Performance. We all know the importance of it. We all have this innate sense that any system can and should do better. Yet again, so many questions arise. Where do you start? How do you measure it? Do you aim at it deliberately or do you bet on improved performance as a side effect? Let me tell you a story of how we went from a 99 percentile response time of 4000 ms to sub a 10 ms.
In brief, two big changes got us there: moving from .NET Framework to .NET Core, and getting rid of a third-party dependency. Nothing fancy, but the end result was too good not to write about.
But first things first, let’s define our system. It is an API whose main purpose is to serve media content for NRK, the Norwegian Broadcasting Corporation. The Norwegian BBC iPlayer equivalent, if you will. Media in this context is playable content such as TV and radio channels, new clips, and TV programs. The API serves two main resources – manifest and metadata – per media type. Manifest is an HLS (HTTP Live Streaming) manifest. Metadata is the surrounding media metadata such as titles, usage rights, images, and video versions (i.e, master, audio described or sign language interpreted).
The API is written in C# on ASP.NET Core Web API. It is hosted on Azure in two data centers with an NGINX and Varnish gateway in front. Data is stored in Azure Blob Storage and Cosmos DB with some additional in-memory cache.
Moving from .NET Framework to the .NET Core was driven by technical lag. Technical lag is when your platform, runtime or framework is lagging behind major versions that can be highly beneficial for you. It was about time to move on to the latest and greatest. Many had already reported lower response times after transitioning.
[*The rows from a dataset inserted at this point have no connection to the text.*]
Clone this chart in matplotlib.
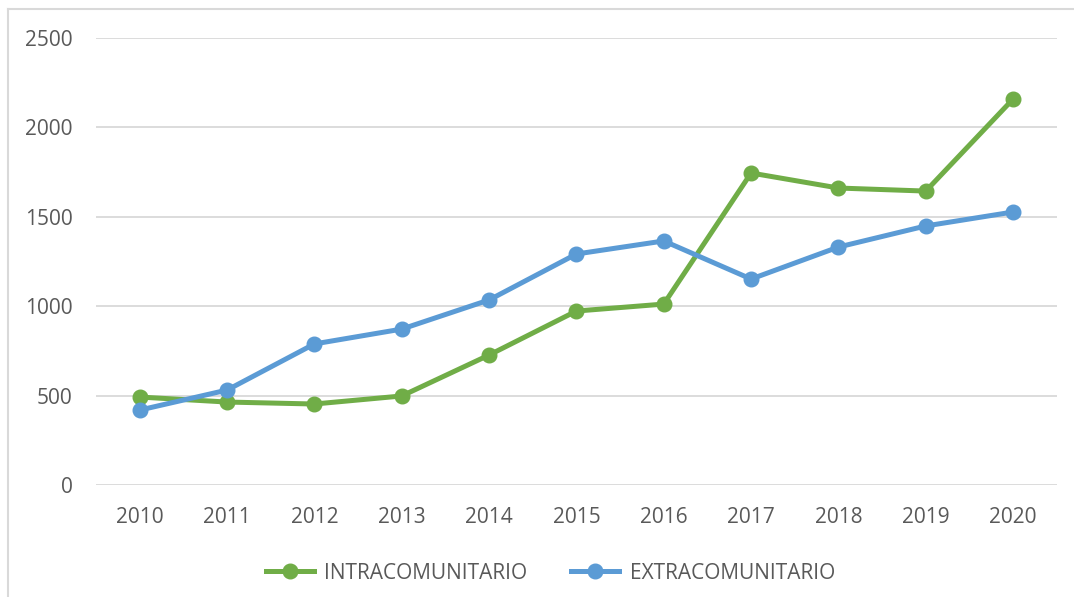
import matplotlib.pyplot as plt
from matplotlib.lines import Line2D

years = ['2010', '2011', '2012', '2013', '2014', '2015', '2016', '2017', '2018', '2019', '2020']
intra = [492, 464, 453, 498, 727, 973, 1012, 1745, 1661, 1644, 2159]
extra = [419, 531, 789, 872, 1035, 1292, 1365, 1152, 1331, 1449, 1527]

plt.rcParams['font.family'] = ['Open Sans', 'DejaVu Sans']

fig = plt.figure(figsize=(10.74, 5.97), dpi=100)
ax = fig.add_axes([0.0894, 0.1876, 0.8946, 0.7487])

x = range(len(years))
ax.plot(x, intra, color='#70AD47', lw=3.6, marker='o', ms=10.5, label='INTRACOMUNITARIO')
ax.plot(x, extra, color='#5B9BD5', lw=3.6, marker='o', ms=10.5, label='EXTRACOMUNITARIO')

ax.set_xlim(-0.5, len(years) - 0.5)
ax.set_ylim(0, 2500)
ax.set_yticks([0, 500, 1000, 1500, 2000, 2500])
ax.set_xticks(list(x))
ax.set_xticklabels(years)
ax.grid(axis='y', color='#D9D9D9', lw=1.3)
ax.set_axisbelow(True)
for s in ax.spines.values():
    s.set_visible(False)
ax.tick_params(length=0, labelsize=15, labelcolor='#595959')
ax.tick_params(axis='y', pad=17)
ax.tick_params(axis='x', pad=16)

ax.legend(loc='center', bbox_to_anchor=(0.5 - 26 / 961, -0.197), ncol=2, frameon=False,
          fontsize=15, labelcolor='#595959', handlelength=2.3, columnspacing=2.1,
          handletextpad=0.5)

# outer frame (only top and left visible in the original crop)
fig.add_artist(Line2D([8 / 1074, 1], [1 - 9 / 597, 1 - 9 / 597], color='#D9D9D9', lw=1.5))
fig.add_artist(Line2D([8 / 1074, 8 / 1074], [0, 1 - 9 / 597], color='#D9D9D9', lw=1.5))

fig.savefig('out.png', dpi=100)
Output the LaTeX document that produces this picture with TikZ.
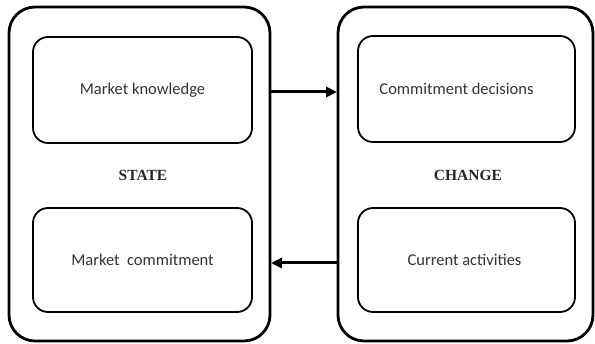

Moving from .NET Framework to .NET core took us a couple of weeks and the end result was a great surprise. The 99th percentile response time for a manifest request of any media type on .NET Framework was well above 4000 ms. This means that 99% of the requests are at most 4000 ms, whilst 1% of the users are experiencing at least 4000 ms response times. With .NET Core, the 99 percentile dropped well below 1000 ms and we experienced far more stable response times. It is hard to pinpoint exactly what in .NET Core was benefiting us performance wise, but there is not doubt the transition was worth it.
With .NET Core it was also easier than ever to completely change the runtime environment. After years of Windows based App Services, we decided to move to Docker with Alpine Linux, the smallest .NET Core runtime Docker image. 70 MB footprint with all our assemblies included is quite impressive. We do not have any numbers to compare, but our experience tells us we believe that the overall system is more reliable, especially under high load.
Any video or audio playback – any manifest request – was dependent on a third-party asynchronous (HTTP) load balancing service for CDN distribution. This service is necessary in order to distribute playback content across multiple CDNs providers. The 99th percentile response time for this dependency is somewhere around 30 ms, however we have seen cases where it suddenly increases tenfold. This is where a percentile is far more revealing than an average.
Increased latency on the dependency means increased latency on a manifest request as illustrated below. The delta between the two is barely noticeable so it is likely that this dependency is the leading factor for the overall manifest request latency.
Latency was actually never the main driver for rewriting this dependency. A business decision was. It was decided to no longer use a third-party. We were forced to write our own CDN load balancing service.
Simply put, the new service is now a DLL dependency. Any video or audio playback – any manifest request – is synchronously retrieving a CDN URL for the manifest. The only asynchronous part of the service is a couple of timer based background tasks using .NET Core Hosted Services. The tasks fetch necessary data to compute which CDN to distribute. The data is stored and shared in memory so there is little to no performance impact on the overall playback request.
Our immediate reaction after replacing the third-party dependency was that something had to be wrong. The 99th percentile response time for a channel manifest request was previously somewhere around 37 ms. After the swap, it fell to a jaw-dropping sub 3 ms. We also noticed the nightly “heartbeat” disappear. Every night between 11:00 PM and 6:00 AM the 99 percentile response time seemed to increase by a factor of 3-4. This was most likely due to fewer cache hits at the third-party dependency.
We observed a similar effect with a clip manifest request. The 99th percentile fell from 30 ms to sub 10 ms, and the nightly heartbeat was also gone, more or less. Quite satisfying.
The same effect was not present in a program manifest request. This is due to a different and greater bottleneck caused by storage access. We are currently working on this so we hope to see the 99th percentile equally as low the coming months.
I wish I could say we deliberately aimed for better performance, when in fact, we got there more by the side effects of implementing new business requirements and not lagging behind technologically. Performance is complicated. You can twist and turn loops and allocations, but sometimes luck comes your way and there is lot of improvements you can utilise. I have, nonetheless, learned that that averages can be misleading. They say listen to your heart. I say listen to your 99th percentile. Identify your dependencies and their 99th percentile. That can be a good start.